Anxiety sells!
So says The Economist this week in an excellent piece showing just how long we have had to listen to the oft-heard announcements of the terminal decline of written English…..since at least 1387! In that year, Ranulph Higden, a Benedictine monk bemoaned the influx of words from Norman French, Anglo-Saxon and Danish. We know today that it is precisely that receptive porousness of English that has made it such a powerfully expressive language and that, imperialist history aside, has probably contributed much to the explosion of Englishes across the globe today.
Those who continue in this fine tradition of pointless doomsaying have a target to aim at that their predecessors never had: the relentless rise and rise of the Internet has given them a shifting, frightening (to some) communication landscape to really worry about! (These are the kind of people who might also have winced at the perfectly acceptable split infinitive I just used.)
But even today, these emissaries of linguistic Armageddon have no more reason to be alarmist than their six centuries of antecedents. They and their ilk have always simply been scared of change. Language is constantly changing – one that doesn’t change becomes a dead language very quickly. And alongside language, all of the other modes of expression and communication we have available to us are changing too, especially in this digital age. The doomsayers will tell us that the explosion in the use of video, images and other means of communication must be detrimental to the status of language, to the read and written words. The truth of course is that the rise of the visual and the growing articulation of multimedia and transmedia modes of communication do not replace language; instead they add a rich set of non-linguistic vocabularies to our ability to express ideas and to communicate meaning.
As Ron Burnett has written;
Language, verbal and written is at the core of what humans do everyday. But, language has always been very supple, capable of incorporating not only new words, but also new modalities of expression. Music for example became a formalized notational system through the adaptation and incorporation of some of the principles of language. Films use narrative, but then move beyond conventional language structure into a hybrid of voice, speech, sounds and images.
Some have spoken of this as a shift towards postliteracy. Definitions abound, but one I have quoted before comes from Janneke Adema, Research Fellow at Coventry University:
The Web has evolved from a text-based technology to one focused on graphic display and visual layout. Multimedia content largely privileges visual over verbal content.
Doug Johnson offered a similar view on his Blue Skunk blog a few years ago, defining the postliterate as:
…those who can read, but chose to meet their primary information and recreational needs through audio, video, graphics and gaming.
I basically agree with both of these definitions, with one important proviso. The Web has undoubtedly evolved from a text-based medium to one that is highly graphical and visual, but I would question whether the focus has really shifted from one to the other. I would contend that the focus, rather than having shifted, has been extended far beyond the bounds of textual expression to include all those other modes of expression or communication as well.

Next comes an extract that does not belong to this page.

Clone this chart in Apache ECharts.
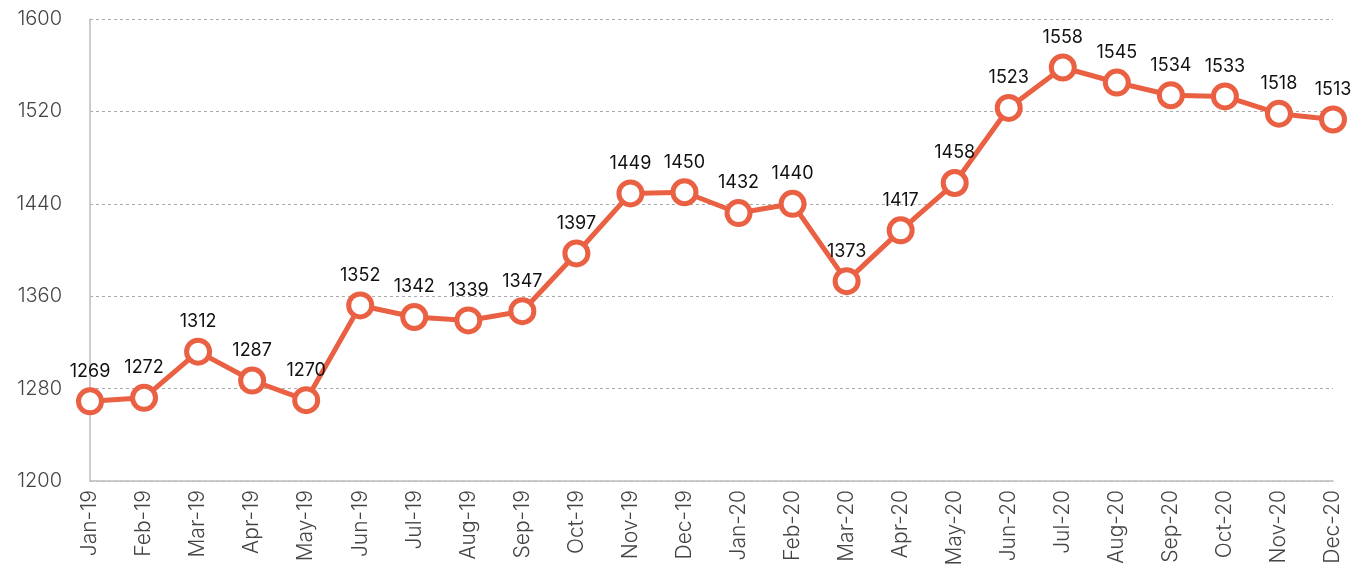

Text is still critically important on the Web as elsewhere, but we can concede that there are now very many other modes of expression and communication either complementing the text or vying with the text for our comprehension and interpretation. That the graphical and the visual are hugely significant on the Web is merely to state the obvious, but that the Web is also now, I believe, our key source and repository for text-based expression and communication, already beginning to supplant print media, is equally to state the obvious.
Doug Johnson, in the same post cited above also wrote:
…postliteracy may be a return to more natural forms of communication – speaking, storytelling, dialogue, debate, and dramatization.
I like this notion.
So, the doomsayers can be ignored. Language is alive and well, and the written word and the read word are no less critical to human expression than they always have been. But in this postliterate era, we are able to enrich our verbal communication with an ever-growing plethora of visual, graphical, video, aural and a host of other means of articulating meaning.
Let’s celebrate our humanness in as many modes of expression as are available to us!